Fantastic stories from “the most truthful man in the world” about a wolf pulling a sled, a stag growing a cherry tree between his antlers after being shot with a pit, an eight-legged rabbit, and a horse tied to the top of a belltower, are the stuff of childhood in Russia. The improbable adventures of the legendary Baron von Munchausen have inspired more than six hundred books, as well as countless plays and films.
Interestingly, this wildly popular product of fiction had a very real prototype – Hieronymus Karl Friedrich von Münchhausen (1720-1797), from the German Electorate of Hanover. For more than a decade, he served in Russia, where he first arrived as part of the entourage of Duke Anthony Ulrich II of Brunswick. Münchhausen took part in the 1735–1739 Russo-Turkish War and distinguished himself during the 1737 capture of the Ottoman fortress at Ochakov. Official records attest that he was a brave and resourceful officer. In 1750, Münchhausen retired with the rank of captain to his native town of Bodenwerder. An exemplary family man and exceptional host, he was renowned for the food, drink, and amazing tales with which he entertained his guests. His storytelling prowess drew visitors from across Germany.

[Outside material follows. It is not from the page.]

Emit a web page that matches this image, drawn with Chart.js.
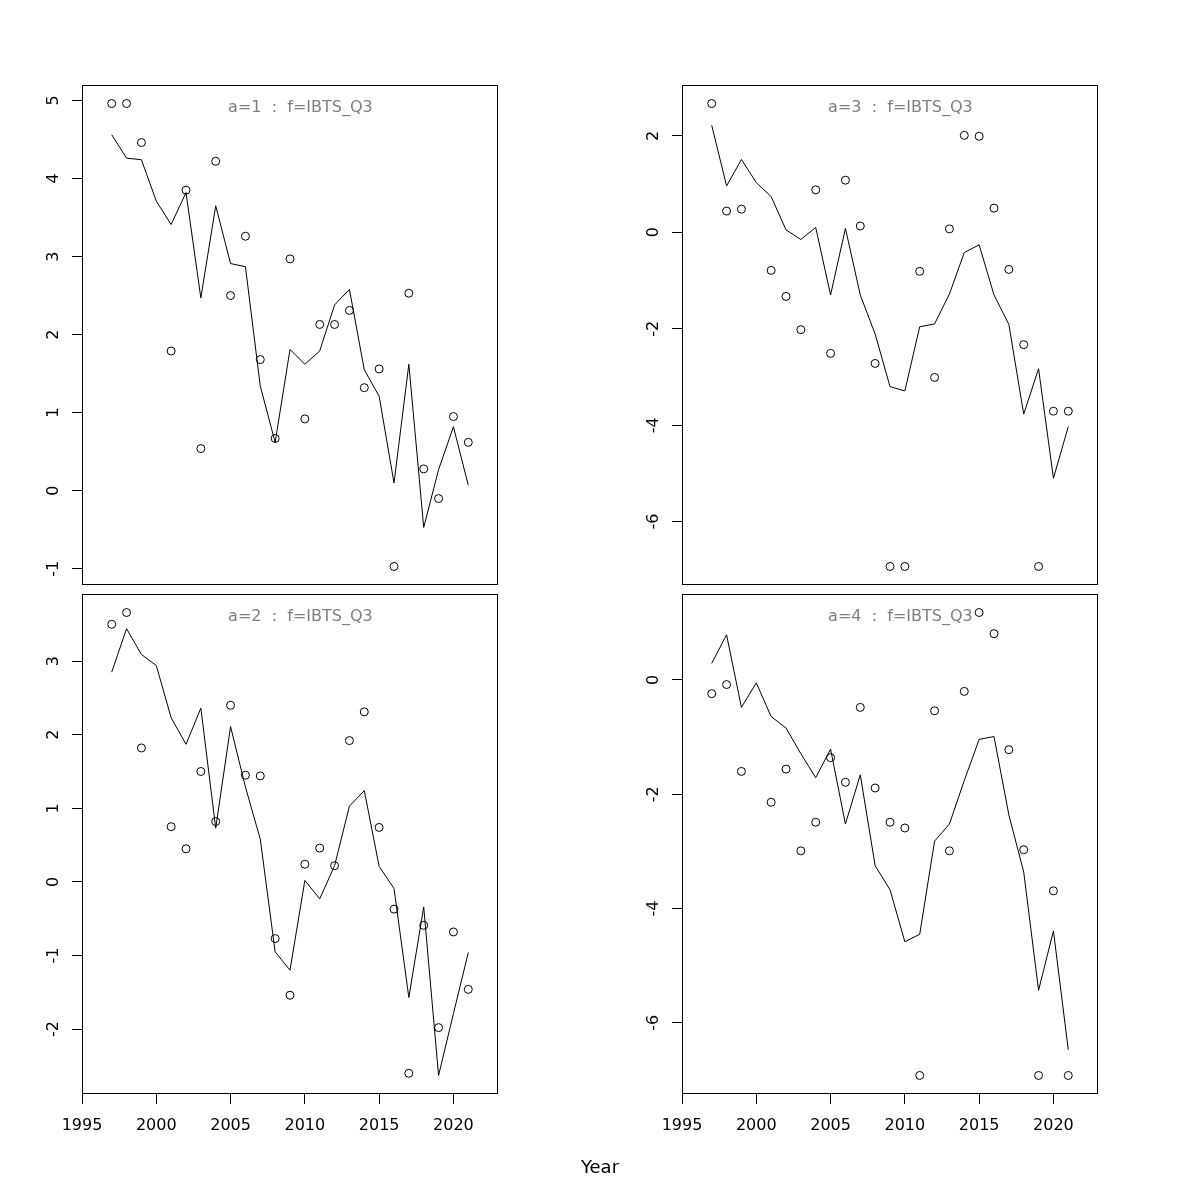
<!DOCTYPE html>
<html lang="en">

<head>
    <meta charset="UTF-8">
    <title>IBTS_Q3 fits</title>
    <style>
        * {
            box-sizing: border-box;
            margin: 0;
            padding: 0;
        }

        html,
        body {
            width: 1200px;
            height: 1200px;
            background: #ffffff;
        }

        .page {
            position: relative;
            width: 1200px;
            height: 1200px;
        }

        canvas {
            position: absolute;
        }

        #xlab {
            position: absolute;
            left: 0;
            top: 1156px;
            width: 1200px;
            text-align: center;
            font-family: 'DejaVu Sans';
            font-size: 18px;
            color: #000;
        }
    </style>
</head>

<body>
    <div class="page">
        <canvas id="p1" width="600" height="594" style="left:0;top:0"></canvas>
        <canvas id="p3" width="600" height="594" style="left:600px;top:0"></canvas>
        <canvas id="p2" width="600" height="606" style="left:0;top:594px"></canvas>
        <canvas id="p4" width="600" height="606" style="left:600px;top:594px"></canvas>
        <div id="xlab">Year</div>
    </div>

    <script src="https://cdn.jsdelivr.net/npm/chart.js@4.4.1/dist/chart.umd.min.js"></script>
    <script>
        // years and x axis
        const years = [1997, 1998, 1999, 2000, 2001, 2002, 2003, 2004, 2005, 2006, 2007, 2008, 2009,
            2010, 2011, 2012, 2013, 2014, 2015, 2016, 2017, 2018, 2019, 2020, 2021];
        const yearTicks = [1995, 2000, 2005, 2010, 2015, 2020];
        const xMin = 1995, xMax = 2023;

        // age 1
        const obs1 = [4.96, 4.96, 4.46, null, 1.79, 3.85, 0.54, 4.22, 2.50, 3.26, 1.68, 0.67, 2.97,
            0.92, 2.13, 2.13, 2.31, 1.32, 1.56, -0.97, 2.53, 0.28, -0.10, 0.95, 0.62];
        const fit1 = [4.56, 4.26, 4.24, 3.71, 3.41, 3.82, 2.47, 3.65, 2.91, 2.87, 1.34, 0.62, 1.81,
            1.62, 1.79, 2.38, 2.58, 1.55, 1.21, 0.10, 1.62, -0.47, 0.27, 0.82, 0.07];
        const ticks1 = [-1, 0, 1, 2, 3, 4, 5];

        // age 2
        const obs2 = [3.50, 3.66, 1.82, null, 0.75, 0.45, 1.50, 0.82, 2.40, 1.45, 1.44, -0.77, -1.54,
            0.24, 0.46, 0.22, 1.92, 2.31, 0.74, -0.37, -2.60, -0.59, -1.98, -0.68, -1.46];
        const fit2 = [2.85, 3.44, 3.09, 2.94, 2.23, 1.87, 2.36, 0.73, 2.11, 1.29, 0.58, -0.95, -1.20,
            0.02, -0.23, 0.22, 1.03, 1.24, 0.21, -0.09, -1.57, -0.34, -2.63, -1.79, -0.96];
        const ticks2 = [-2, -1, 0, 1, 2, 3];

        // age 3
        const obs3 = [2.67, 0.44, 0.48, null, -0.79, -1.33, -2.02, 0.88, -2.51, 1.08, 0.13, -2.72, -6.93,
            -6.93, -0.81, -3.01, 0.07, 2.01, 1.99, 0.50, -0.77, -2.33, -6.93, -3.71, -3.71];
        const fit3 = [2.22, 0.96, 1.51, 1.03, 0.74, 0.05, -0.15, 0.10, -1.30, 0.08, -1.30, -2.11, -3.20,
            -3.29, -1.96, -1.90, -1.28, -0.42, -0.26, -1.30, -1.91, -3.77, -2.83, -5.10, -4.03];
        const ticks3 = [-6, -4, -2, 0, 2];

        // age 4
        const obs4 = [-0.24, -0.08, -1.60, null, -2.14, -1.56, -2.99, -2.49, -1.36, -1.79, -0.48, -1.89, -2.49,
            -2.59, -6.92, -0.54, -2.99, -0.20, 1.18, 0.81, -1.22, -2.97, -6.92, -3.69, -6.92];
        const fit4 = [0.29, 0.79, -0.48, -0.05, -0.64, -0.84, -1.29, -1.71, -1.21, -2.52, -1.66, -3.25, -3.67,
            -4.58, -4.45, -2.82, -2.52, -1.76, -1.04, -0.99, -2.36, -3.36, -5.43, -4.39, -6.47];
        const ticks4 = [-6, -4, -2, 0];

        const titles = ['a=1  :  f=IBTS_Q3', 'a=2  :  f=IBTS_Q3', 'a=3  :  f=IBTS_Q3', 'a=4  :  f=IBTS_Q3'];

        const FONT = 'DejaVu Sans';

        function toPoints(vals) {
            let pts = [];
            vals.forEach((v, i) => {
                if (v !== null) pts.push({ x: years[i], y: v });
            });
            return pts;
        }

        // R style axis range: data range stretched by 4% each side
        function rRange(a, b) {
            let all = a.concat(b).filter(v => v !== null);
            let lo = Math.min(...all), hi = Math.max(...all);
            let pad = (hi - lo) * 0.04;
            return [lo - pad, hi + pad];
        }

        // box, rotated y labels and panel title
        const panelDeco = {
            id: 'panelDeco',
            afterDraw(chart, args, opts) {
                const ctx = chart.ctx;
                const a = chart.chartArea;
                const ys = chart.scales.y;
                ctx.save();
                ctx.strokeStyle = '#000';
                ctx.lineWidth = 1;
                ctx.strokeRect(Math.round(a.left) + 0.5, Math.round(a.top) + 0.5,
                    Math.round(a.right - a.left) - 1, Math.round(a.bottom - a.top) - 1);

                ctx.fillStyle = '#000';
                ctx.font = '16px "' + FONT + '"';
                ctx.textAlign = 'center';
                ctx.textBaseline = 'alphabetic';
                ys.ticks.forEach(t => {
                    let py = ys.getPixelForValue(t.value);
                    ctx.save();
                    ctx.translate(a.left - 24, py);
                    ctx.rotate(-Math.PI / 2);
                    ctx.fillText(String(t.value), 0, 0);
                    ctx.restore();
                });

                ctx.fillStyle = '#7f7f7f';
                ctx.fillText(opts.title, a.left + (a.right - a.left) * 0.525, a.top + 27);
                ctx.restore();
            }
        };

        function makePanel(id, fit, obs, yTicks, title, bottomRow) {
            let yr = rRange(fit, obs);
            let cfg = {
                type: 'scatter',
                data: {
                    datasets: [{
                        data: toPoints(fit),
                        showLine: true,
                        borderColor: '#000',
                        borderWidth: 1,
                        pointRadius: 0,
                        tension: 0
                    }, {
                        data: toPoints(obs),
                        showLine: false,
                        pointStyle: 'circle',
                        pointRadius: 4,
                        pointBorderWidth: 1,
                        borderColor: '#000',
                        backgroundColor: 'rgba(0,0,0,0)'
                    }]
                },
                options: {
                    responsive: false,
                    animation: false,
                    devicePixelRatio: 1,
                    layout: {
                        autoPadding: false,
                        padding: { top: bottomRow ? 0 : 85, right: 102, left: 0, bottom: 0 }
                    },
                    plugins: {
                        legend: { display: false },
                        tooltip: { enabled: false },
                        panelDeco: { title: title }
                    },
                    scales: {
                        x: {
                            type: 'linear',
                            min: xMin,
                            max: xMax,
                            afterBuildTicks: s => { s.ticks = yearTicks.map(v => ({ value: v })); },
                            afterFit: s => { s.height = bottomRow ? 106 : 9; },
                            border: { display: false },
                            grid: {
                                display: bottomRow,
                                drawOnChartArea: false,
                                drawTicks: true,
                                tickLength: 10,
                                color: '#000',
                                lineWidth: 1
                            },
                            ticks: {
                                display: bottomRow,
                                autoSkip: false,
                                maxRotation: 0,
                                padding: 12,
                                color: '#000',
                                font: { family: FONT, size: 16 },
                                callback: v => String(v)
                            }
                        },
                        y: {
                            type: 'linear',
                            min: yr[0],
                            max: yr[1],
                            afterBuildTicks: s => { s.ticks = yTicks.map(v => ({ value: v })); },
                            afterFit: s => { s.width = 82; },
                            border: { display: false },
                            grid: {
                                drawOnChartArea: false,
                                drawTicks: true,
                                tickLength: 10,
                                color: '#000',
                                lineWidth: 1
                            },
                            ticks: { display: false }
                        }
                    }
                },
                plugins: [panelDeco]
            };
            return new Chart(document.getElementById(id), cfg);
        }

        makePanel('p1', fit1, obs1, ticks1, titles[0], false);
        makePanel('p2', fit2, obs2, ticks2, titles[1], true);
        makePanel('p3', fit3, obs3, ticks3, titles[2], false);
        makePanel('p4', fit4, obs4, ticks4, titles[3], true);
    </script>
</body>

</html>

His rise to fame was helped along by various writers who had scant regard for accuracy. Taking advantage of the Baron’s reputation for stretching the truth, they stretched it even further, attributing to him all sorts of incredible feats far beyond what Münchhausen himself was concocting. The Baron’s international renown was achieved with the 1785 publication in London of Baron Munchausen’s Narrative of his Marvellous Travels and Campaigns in Russia. This book, written by fellow Hanoverian Rudolf Erich Raspe (1737-1794), was an overnight sensation and sold out of bookstores in a week. As literary scholars discovered, the tales represented Raspe’s creative reworkings of comic tales in a number of genres, from sources as diverse as Ancient Greece, Renaissance Italy, and Germany past and present.